Maybe, Charlie thought later, this was what passing out felt like, because, after he looked at his right foot stepping, he really didn’t know what happened. All he knew was that he had never felt anything like it — the world turning upside down and right side up and upside down again, his body unwinding like a string, his hands entering the water as if piercing a hole in a piece of paper. He awakened when he touched the bottom of the pool, shook his head, and swam to the side. Up. Deep breath. Coach Lutz was standing right there. He shouted, “What was that all about, Charlie?”
Charlie said that he didn’t know.
“What was that dive?”
Charlie shook his head.
Coach Lutz stared at him, then said, “Don’t you realize you did a front one and a half?”

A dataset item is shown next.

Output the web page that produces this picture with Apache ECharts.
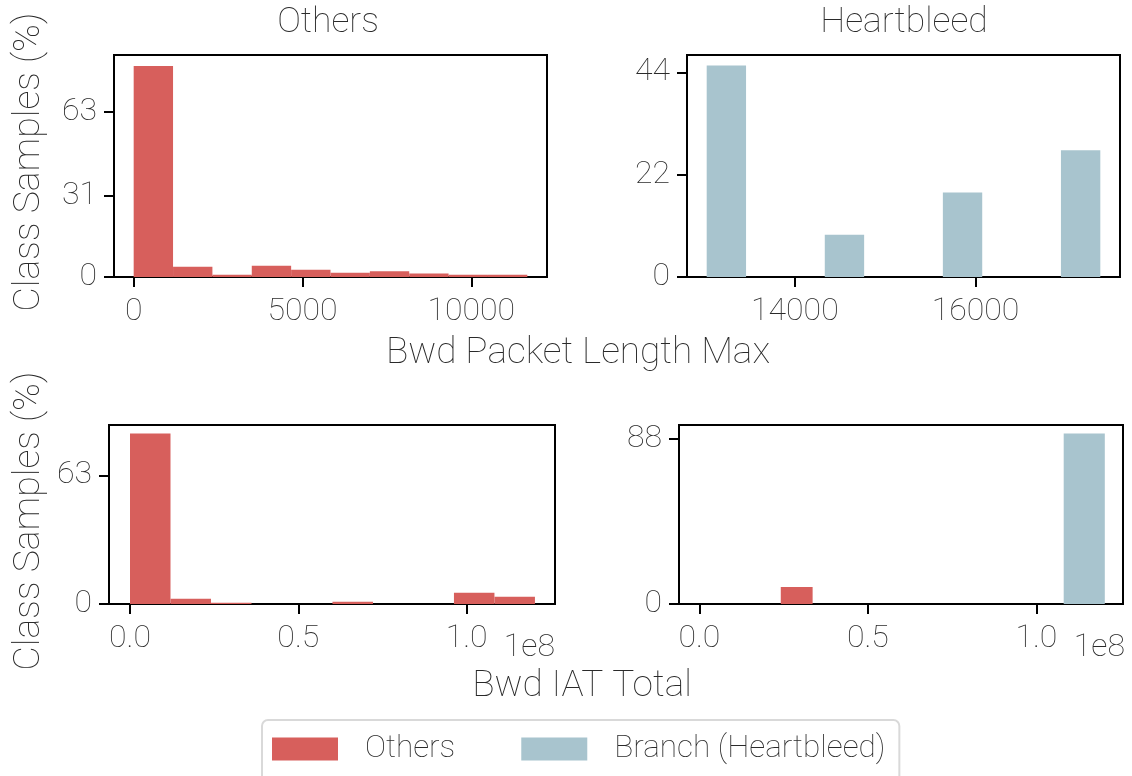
<!DOCTYPE html>
<html><head><meta charset="utf-8">
<script src="https://cdn.jsdelivr.net/npm/echarts@6/dist/echarts.min.js"></script>
<style>html,body{margin:0;padding:0;background:#fff}#c{width:1132px;height:776px}</style>
</head><body><div id="c"></div>
<script>
// ---------- data ----------
const panelTitles = ['Others', 'Heartbleed'];
const xNames = ['Bwd Packet Length Max', 'Bwd IAT Total'];
const yName = 'Class Samples (%)';
const seriesNames = ['Others', 'Branch (Heartbleed)'];
const offsetText = '1e8';

// top-left: Others class, Bwd Packet Length Max (10 bins)
const pktOthersStart = 0;
const pktOthersBin = 1166;
const pktOthersPct = [80.4, 3.9, 0.9, 4.3, 2.8, 1.6, 2.2, 1.3, 0.9, 0.9];

// top-right: Heartbleed class, Bwd Packet Length Max (10 bins)
const pktHeartStart = 13024;
const pktHeartBin = 435.7;
const pktHeartPct = [45.45, 0, 0, 9.09, 0, 0, 18.18, 0, 0, 27.27];

// bottom-left: Others class, Bwd IAT Total (10 bins)
const iatOthersStart = 0;
const iatOthersBin = 0.1203e8;
const iatOthersPct = [83.4, 2.6, 0.65, 0, 0, 1.1, 0, 0, 5.5, 3.6];

// bottom-right: Heartbleed panel, Bwd IAT Total
const iatHeartOthersEdges = [0.2415e8, 0.336e8];
const iatHeartOthersPct = [9.09];
const iatHeartBranchEdges = [1.081e8, 1.203e8];
const iatHeartBranchPct = [90.91];

// ticks
const tlXTicks = [0, 5000, 10000];
const tlYTicks = [0, 31, 63];
const trXTicks = [14000, 16000];
const trYTicks = [0, 22, 44];
const bXTicks = [0, 0.5e8, 1e8];
const bXTickLabels = ['0.0', '0.5', '1.0'];
const blYTicks = [0, 63];
const brYTicks = [0, 88];

// ---------- build ----------
const RED = '#d75f5c', BLUE = '#a8c4ce';
const FONT = 'Roboto';
const FW = 100;
const TXT = '#2a2a2a';

function bins(start, width, pcts) {
  const out = [];
  pcts.forEach((h, i) => { if (h > 0) out.push([start + i * width, start + (i + 1) * width, h]); });
  return out;
}
function edgesBins(edges, pcts) {
  return pcts.map((h, i) => [edges[i], edges[i + 1], h]);
}
function renderBar(params, api) {
  const p0 = api.coord([api.value(0), api.value(2)]);
  const p1 = api.coord([api.value(1), 0]);
  return { type: 'rect', shape: { x: p0[0], y: p0[1], width: p1[0] - p0[0], height: p1[1] - p0[1] },
           style: { fill: api.visual('color') } };
}
const grids = [
  { left: 114, top: 55, width: 433, height: 222 },
  { left: 687, top: 55, width: 433, height: 222 },
  { left: 109, top: 425, width: 446, height: 179 },
  { left: 679, top: 425, width: 444, height: 179 }
].map(g => Object.assign(g, { show: true, borderColor: '#000', borderWidth: 2, backgroundColor: 'transparent' }));

function xAx(i, min, max, ticks, labels) {
  return {
    type: 'value', gridIndex: i, min: min, max: max,
    splitLine: { show: false },
    axisLine: { show: true, onZero: false, lineStyle: { color: '#000', width: 2 } },
    axisTick: { show: true, length: 10, lineStyle: { color: '#000', width: 2 }, customValues: ticks },
    axisLabel: { show: true, customValues: ticks, margin: 19, fontFamily: FONT, fontWeight: FW, fontSize: 32, color: TXT,
                 formatter: v => { const k = ticks.indexOf(v); return labels ? labels[k] : String(v); } }
  };
}
function yAx(i, max, ticks) {
  return {
    type: 'value', gridIndex: i, min: 0, max: max,
    splitLine: { show: false },
    axisLine: { show: true, onZero: false, lineStyle: { color: '#000', width: 2 } },
    axisTick: { show: true, length: 10, lineStyle: { color: '#000', width: 2 }, customValues: ticks },
    axisLabel: { show: true, customValues: ticks, margin: 17, fontFamily: FONT, fontWeight: FW, fontSize: 32, color: TXT }
  };
}
function ser(name, color, idx, data) {
  return { type: 'custom', name: name, xAxisIndex: idx, yAxisIndex: idx, itemStyle: { color: color },
           renderItem: renderBar, encode: { x: [0, 1], y: 2 }, data: data, silent: true };
}
function txt(text, x, y, size, opts) {
  return Object.assign({ type: 'text', x: x, y: y, silent: true,
    style: { text: text, fontFamily: FONT, fontWeight: FW, fontSize: size, fill: TXT, align: 'center', verticalAlign: 'middle' } }, opts || {});
}

const option = {
  animation: false,
  backgroundColor: '#fff',
  grid: grids,
  xAxis: [
    xAx(0, -583, 12243, tlXTicks),
    xAx(1, 12806, 17599, trXTicks),
    xAx(2, -0.0624e8, 1.2626e8, bXTicks, bXTickLabels),
    xAx(3, -0.0605e8, 1.257e8, bXTicks, bXTickLabels)
  ],
  yAxis: [
    yAx(0, 84.6, tlYTicks),
    yAx(1, 47.73, trYTicks),
    yAx(2, 87.6, blYTicks),
    yAx(3, 95.45, brYTicks)
  ],
  legend: {
    data: seriesNames, left: 262, top: 720, orient: 'horizontal',
    icon: 'rect', itemWidth: 66, itemHeight: 23, itemGap: 66,
    padding: [13, 14, 40, 10],
    borderColor: '#d9d9d9', borderWidth: 2, borderRadius: 6,
    textStyle: { fontFamily: FONT, fontWeight: FW, fontSize: 31.5, color: TXT, padding: [0, 0, 0, 22] }
  },
  series: [
    ser(seriesNames[0], RED, 0, bins(pktOthersStart, pktOthersBin, pktOthersPct)),
    ser(seriesNames[1], BLUE, 1, bins(pktHeartStart, pktHeartBin, pktHeartPct)),
    ser(seriesNames[0], RED, 2, bins(iatOthersStart, iatOthersBin, iatOthersPct)),
    ser(seriesNames[0], RED, 3, edgesBins(iatHeartOthersEdges, iatHeartOthersPct)),
    ser(seriesNames[1], BLUE, 3, edgesBins(iatHeartBranchEdges, iatHeartBranchPct))
  ],
  graphic: [
    txt(panelTitles[0], 328, 23, 35.5),
    txt(panelTitles[1], 904, 23, 35.5),
    txt(xNames[0], 578, 354, 37),
    txt(xNames[1], 582, 687, 37),
    txt(yName, 30, 162, 37.5, { rotation: Math.PI / 2 }),
    txt(yName, 30, 521, 37.5, { rotation: Math.PI / 2 }),
    txt(offsetText, 555, 648, 32, { style: { text: offsetText, fontFamily: FONT, fontWeight: FW, fontSize: 32, fill: TXT, align: 'right', verticalAlign: 'middle' } }),
    txt(offsetText, 1125, 648, 32, { style: { text: offsetText, fontFamily: FONT, fontWeight: FW, fontSize: 32, fill: TXT, align: 'right', verticalAlign: 'middle' } })
  ]
};
const chart = echarts.init(document.getElementById('c'), null, { renderer: 'canvas' });
chart.setOption(option);
</script>
</body></html>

“No, sir.” Charlie knew to say “sir” and “ma’am” if he was in trouble.
There was a long pause. Coach Lutz said, “Most kids, I wouldn’t believe them, Charlie, but you I believe.”

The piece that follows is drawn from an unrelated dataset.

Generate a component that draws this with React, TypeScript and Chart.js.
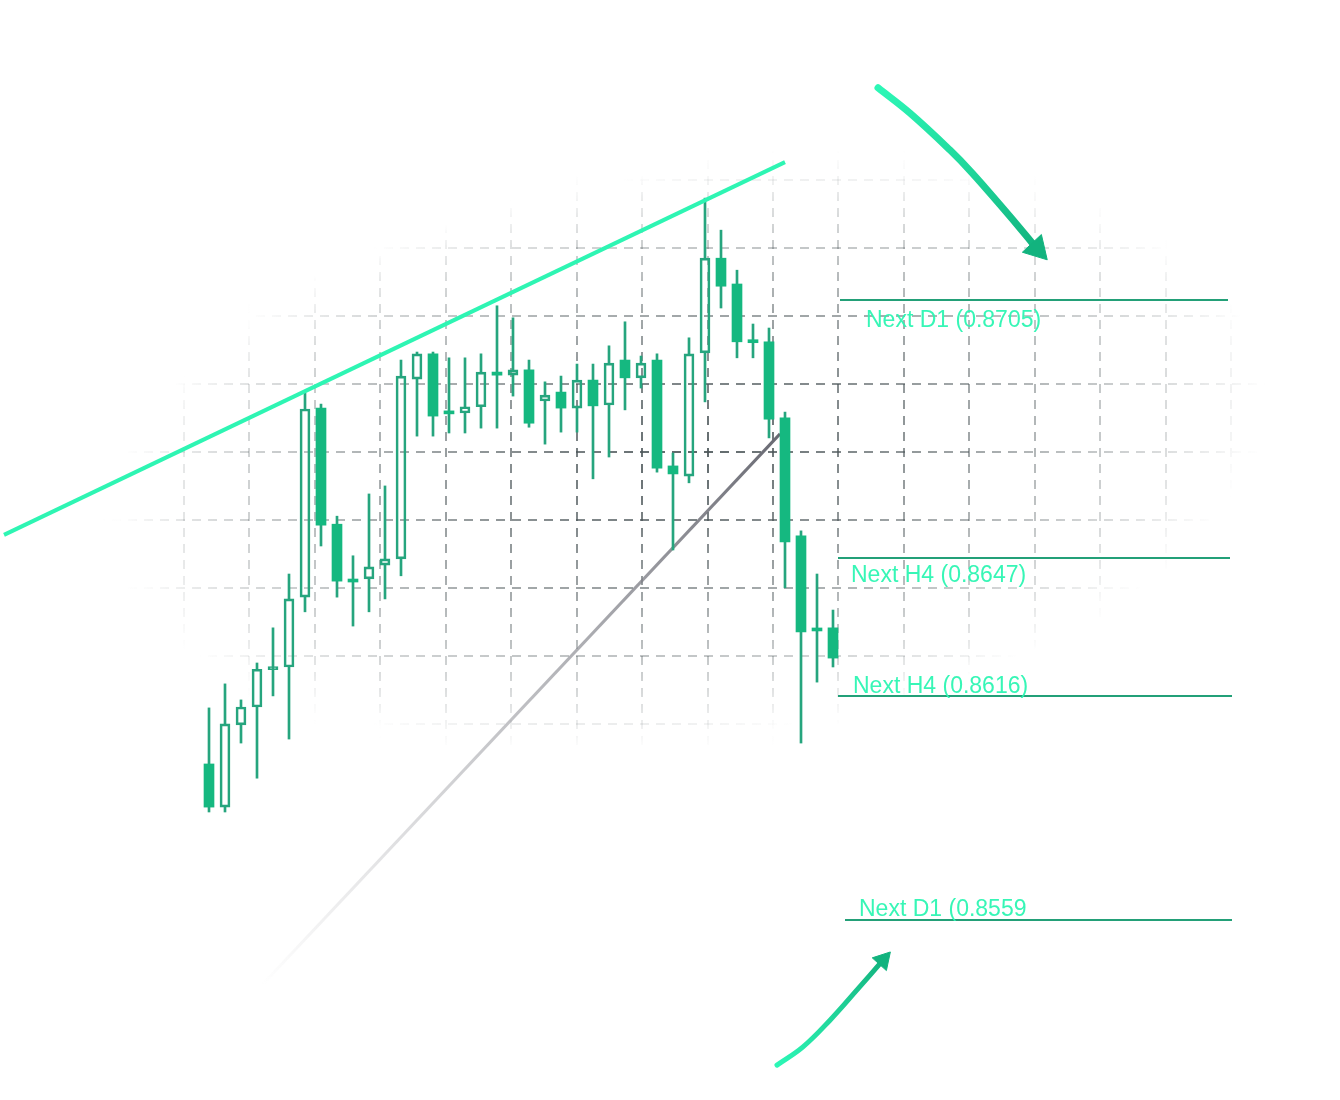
import React, { useEffect, useRef } from "react";
import { Chart, registerables } from "chart.js";

Chart.register(...registerables);

// ---------- DATA ----------
// 40 candles, x = candle index 0..39
const opens = [
  0.86007, 0.8591, 0.86095, 0.86135, 0.86219, 0.86225, 0.86382, 0.86807, 0.86546, 0.8642,
  0.86423, 0.86454, 0.86468, 0.86872, 0.86929, 0.86798, 0.86796, 0.8681, 0.86888, 0.86881,
  0.86893, 0.86823, 0.86843, 0.86807, 0.8687, 0.86814, 0.86915, 0.86875, 0.86915, 0.86677,
  0.86654, 0.86931, 0.87144, 0.87086, 0.86958, 0.86956, 0.86785, 0.8652, 0.8631, 0.86313,
];
const highs = [
  0.86133, 0.86187, 0.86151, 0.86234, 0.86313, 0.86434, 0.86841, 0.86816, 0.86564, 0.86475,
  0.86614, 0.86632, 0.86915, 0.86933, 0.86933, 0.8692, 0.8692, 0.86929, 0.87037, 0.8701,
  0.86915, 0.86866, 0.86879, 0.86906, 0.86906, 0.86947, 0.87001, 0.86924, 0.86929, 0.86706,
  0.86965, 0.87279, 0.87207, 0.87117, 0.86996, 0.86987, 0.86798, 0.86531, 0.86434, 0.86353,
];
const lows = [
  0.85899, 0.85899, 0.86054, 0.85975, 0.8616, 0.86063, 0.86349, 0.86497, 0.86382, 0.86317,
  0.86349, 0.86378, 0.8643, 0.86744, 0.86744, 0.86751, 0.86751, 0.86762, 0.86762, 0.86834,
  0.86764, 0.86726, 0.86753, 0.86753, 0.86648, 0.86697, 0.86803, 0.86852, 0.86663, 0.86488,
  0.86639, 0.86821, 0.87032, 0.8692, 0.8692, 0.8674, 0.86403, 0.86054, 0.86191, 0.86225,
];
const closes = [
  0.8591, 0.86097, 0.86135, 0.8622, 0.86221, 0.86378, 0.86805, 0.86544, 0.86418, 0.86416,
  0.8645, 0.86468, 0.86879, 0.86929, 0.86789, 0.86794, 0.8681, 0.86888, 0.86881, 0.86893,
  0.86773, 0.86836, 0.86807, 0.8687, 0.86812, 0.86908, 0.86875, 0.86908, 0.86672, 0.86659,
  0.86929, 0.87144, 0.87081, 0.86956, 0.86954, 0.86782, 0.86506, 0.86304, 0.86306, 0.86245,
];

// rising resistance line (index, price)
const resistanceX = [-12.8125, 36];
const resistanceY = [0.86522, 0.8736];

// fading support line (index, price)
const supportX = [3.3125, 35.6875];
const supportY = [0.8551, 0.86749];

// target levels
const levelValues = [0.8705, 0.8647, 0.8616, 0.85656];
const levelStart = [39.4375, 39.3125, 39.3125, 39.75];
const levelEnd = [63.6875, 63.8125, 63.9375, 63.9375];
const levelLabels = ["Next D1 (0.8705)", "Next H4 (0.8647)", "Next H4 (0.8616)", "Next D1 (0.8559"];

// hand-drawn arrows (index, price)
const arrowDownX = [41.8125, 43.8125, 46.3125, 47.6875, 49.4375, 51.0, 51.75];
const arrowDownY = [0.87527, 0.8747, 0.87387, 0.87336, 0.87264, 0.87198, 0.87165];
const arrowUpX = [35.5, 37.125, 38.8125, 40.5, 42.125];
const arrowUpY = [0.8533, 0.85371, 0.85431, 0.85499, 0.85566];

// ---------- VIEW / STYLE ----------
const X_MIN = -13.0625;
const X_MAX = 70.6875;
const Y_MIN = 0.8525156;
const Y_MAX = 0.8772442;
const GRID_X_MIN = -2.8117;
const GRID_X_MAX = 17.665;
const GRID_Y_MIN = -2.654;
const GRID_Y_MAX = 13.522;

const FILL = "#15b880";
const LINE = "#26a57e";
const MINT = "#2ef5b3";
const LEVEL = "#23a078";
const ARROW_END = "#12b37e";
const LABEL_DX = [26, 13, 15, 14];
const LABEL_DY = [27, 24, -3, -4];

function integerTicks(scale: any) {
  const out: any[] = [];
  for (let v = Math.ceil(scale.min); v <= Math.floor(scale.max); v++) out.push({ value: v });
  scale.ticks = out;
}

function gridAlpha(px: number, py: number) {
  const dx = px - 690;
  const dy = py - 455;
  const c = Math.cos(0.14);
  const s = Math.sin(0.14);
  const u = dx * c - dy * s;
  const v = dx * s + dy * c;
  const d = Math.sqrt((u / 590) ** 2 + (v / 290) ** 2);
  const t = Math.max(0, Math.min(1, (0.97 - d) / 0.97));
  return 0.9 * Math.pow(t, 0.8);
}

function verticalGridColor(c: any) {
  const chart = c.chart;
  const area = chart.chartArea;
  if (!area || !c.tick) return "rgba(0,0,0,0)";
  const px = c.scale.getPixelForValue(c.tick.value);
  const g = chart.ctx.createLinearGradient(0, area.top, 0, area.bottom);
  const N = 44;
  for (let k = 0; k <= N; k++) {
    const py = area.top + ((area.bottom - area.top) * k) / N;
    g.addColorStop(k / N, `rgba(75,85,88,${gridAlpha(px, py).toFixed(3)})`);
  }
  return g;
}

function horizontalGridColor(c: any) {
  const chart = c.chart;
  const area = chart.chartArea;
  if (!area || !c.tick) return "rgba(0,0,0,0)";
  const py = c.scale.getPixelForValue(c.tick.value);
  const g = chart.ctx.createLinearGradient(area.left, 0, area.right, 0);
  const N = 54;
  for (let k = 0; k <= N; k++) {
    const px = area.left + ((area.right - area.left) * k) / N;
    g.addColorStop(k / N, `rgba(75,85,88,${gridAlpha(px, py).toFixed(3)})`);
  }
  return g;
}

function lineGradient(xs: number[], ys: number[], stops: [number, string][], fallback: string) {
  return (c: any) => {
    const chart = c.chart;
    const sx = chart.scales.x;
    const sy = chart.scales.y;
    if (!chart.chartArea || !sx || !sy) return fallback;
    const x0 = sx.getPixelForValue(xs[0]);
    const y0 = sy.getPixelForValue(ys[0]);
    const x1 = sx.getPixelForValue(xs[xs.length - 1]);
    const y1 = sy.getPixelForValue(ys[ys.length - 1]);
    const g = chart.ctx.createLinearGradient(x0, y0, x1, y1);
    stops.forEach(([o, col]) => g.addColorStop(o, col));
    return g;
  };
}

const levelLabelPlugin = {
  id: "levelLabels",
  afterDatasetsDraw(chart: any) {
    const { ctx, scales } = chart;
    ctx.save();
    ctx.font = '23px "Liberation Sans", Arial, sans-serif';
    ctx.fillStyle = "rgba(44,245,178,0.95)";
    ctx.textAlign = "left";
    ctx.textBaseline = "alphabetic";
    levelLabels.forEach((t, i) => {
      const x = scales.x.getPixelForValue(levelStart[i]) + LABEL_DX[i];
      const y = scales.y.getPixelForValue(levelValues[i]) + LABEL_DY[i];
      ctx.fillText(t, x, y);
    });
    ctx.restore();
  },
};

export default function App() {
  const ref = useRef<HTMLCanvasElement>(null);

  useEffect(() => {
    const canvas = ref.current;
    if (!canvas) return;

    const isDown = (i: number) => closes[i] < opens[i];

    const datasets: any[] = [
      // resistance line (top)
      {
        type: "line",
        data: resistanceX.map((x, i) => ({ x, y: resistanceY[i] })),
        borderColor: MINT,
        borderWidth: 4,
        pointRadius: 0,
        order: 1,
      },
      // arrows
      {
        type: "line",
        data: arrowDownX.map((x, i) => ({ x, y: arrowDownY[i] })),
        borderColor: lineGradient(arrowDownX, arrowDownY, [[0, "#2cf7b6"], [0.55, "#1fd69a"], [1, ARROW_END]], MINT),
        borderWidth: 7,
        borderCapStyle: "round",
        borderJoinStyle: "round",
        tension: 0.4,
        pointRadius: arrowDownX.map((_, i) => (i === arrowDownX.length - 1 ? 15 : 0)),
        pointStyle: "triangle",
        pointRotation: 137,
        pointBackgroundColor: ARROW_END,
        pointBorderColor: ARROW_END,
        pointBorderWidth: 1,
        order: 2,
      },
      {
        type: "line",
        data: arrowUpX.map((x, i) => ({ x, y: arrowUpY[i] })),
        borderColor: lineGradient(arrowUpX, arrowUpY, [[0, "#2cf7b6"], [0.6, "#1fcf95"], [1, ARROW_END]], MINT),
        borderWidth: 5,
        borderCapStyle: "round",
        borderJoinStyle: "round",
        tension: 0.4,
        pointRadius: arrowUpX.map((_, i) => (i === arrowUpX.length - 1 ? 11 : 0)),
        pointStyle: "triangle",
        pointRotation: 42,
        pointBackgroundColor: ARROW_END,
        pointBorderColor: ARROW_END,
        pointBorderWidth: 1,
        order: 2,
      },
      // target levels
      ...levelValues.map((v, i) => ({
        type: "line",
        data: [
          { x: levelStart[i], y: v },
          { x: levelEnd[i], y: v },
        ],
        borderColor: LEVEL,
        borderWidth: 2,
        pointRadius: 0,
        order: 3,
      })),
      // candle bodies
      {
        type: "bar",
        data: opens.map((o, i) => ({ x: i, y: [o, closes[i]] })),
        backgroundColor: opens.map((_, i) => (isDown(i) ? FILL : "rgba(255,255,255,0)")),
        borderColor: opens.map((_, i) => (isDown(i) ? FILL : LINE)),
        borderWidth: opens.map((_, i) => (isDown(i) ? 0 : 2)),
        borderSkipped: false,
        barThickness: 10,
        minBarLength: 3,
        grouped: false,
        order: 4,
      },
      // upper wicks
      {
        type: "bar",
        data: opens.map((o, i) => ({ x: i, y: [Math.max(o, closes[i]), highs[i]] })),
        backgroundColor: LINE,
        borderWidth: 0,
        barThickness: 2,
        grouped: false,
        order: 5,
      },
      // lower wicks
      {
        type: "bar",
        data: opens.map((o, i) => ({ x: i, y: [lows[i], Math.min(o, closes[i])] })),
        backgroundColor: LINE,
        borderWidth: 0,
        barThickness: 2,
        grouped: false,
        order: 5,
      },
      // support line (fading)
      {
        type: "line",
        data: supportX.map((x, i) => ({ x, y: supportY[i] })),
        borderColor: lineGradient(
          supportX,
          supportY,
          [
            [0, "rgba(160,160,165,0)"],
            [0.45, "rgba(150,151,157,0.55)"],
            [1, "rgba(104,105,114,1)"],
          ],
          "#777"
        ),
        borderWidth: 3,
        pointRadius: 0,
        order: 10,
      },
    ];

    const chart = new Chart(canvas, {
      type: "bar",
      data: { datasets },
      options: {
        animation: false,
        responsive: true,
        maintainAspectRatio: false,
        events: [],
        layout: { padding: 0, autoPadding: false },
        plugins: { legend: { display: false }, tooltip: { enabled: false } },
        scales: {
          x: {
            type: "linear",
            display: false,
            min: X_MIN,
            max: X_MAX,
            offset: false,
            bounds: "data",
            grid: { offset: false },
          },
          y: {
            type: "linear",
            display: false,
            min: Y_MIN,
            max: Y_MAX,
            beginAtZero: false,
            bounds: "data",
          },
          gx: {
            type: "linear",
            axis: "x",
            position: "bottom",
            min: GRID_X_MIN,
            max: GRID_X_MAX,
            offset: false,
            bounds: "data",
            afterBuildTicks: integerTicks,
            ticks: { display: false, stepSize: 1 },
            grid: { display: true, drawTicks: false, offset: false, lineWidth: 2, color: verticalGridColor },
            border: { display: false, dash: [9, 7] },
          },
          gy: {
            type: "linear",
            axis: "y",
            position: "left",
            reverse: true,
            min: GRID_Y_MIN,
            max: GRID_Y_MAX,
            beginAtZero: false,
            bounds: "data",
            afterBuildTicks: integerTicks,
            ticks: { display: false, stepSize: 1 },
            grid: { display: true, drawTicks: false, lineWidth: 2, color: horizontalGridColor },
            border: { display: false, dash: [9, 7] },
          },
        },
      } as any,
      plugins: [levelLabelPlugin],
    } as any);

    return () => chart.destroy();
  }, []);

  return (
    <div style={{ position: "fixed", left: 0, top: 0, width: 1340, height: 1100, background: "#ffffff" }}>
      <canvas ref={ref} />
    </div>
  );
}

Then he said, “It was a good one, too. But don’t do it again.”
Only then did he smile.
After that, going to diving class was like putting himself in a box and closing the lid. He did exactly as he was told and just the way he was told to do it. But the day would come, like Christmas, when he would be allowed to open the box, and the rolls and twists would fill him with that sense, again, that he knew everything and nothing at the exact same time, that between the sight of his foot and the feeling of the water there would be an intoxicating mystery, and that was the only thing in this world that he wanted.
—
MICHAEL GOT IT into his mind that the best place to take girls was down to New Hope, where the queers had these great dance clubs, like the Prelude. Richie didn’t object — the sound system was top-of-the-line loud, the mirror lights were flashing, the dance floor was big, and girls could wear great outfits and get plenty of compliments. If you didn’t mind queers that much and kept your elbows up in the john, that part was fine, and there were also plenty of poppers, which made for an even better time. Sometimes Michael went without Richie, but they didn’t have to go everywhere together, and they weren’t living together. Michael worked for Mr. Upjohn as a runner on the trading floor; Richie worked for Mr. Rubino, updating commercial listings and answering the phone. Michael made fifteen hundred dollars a month, and Richie made sixteen hundred.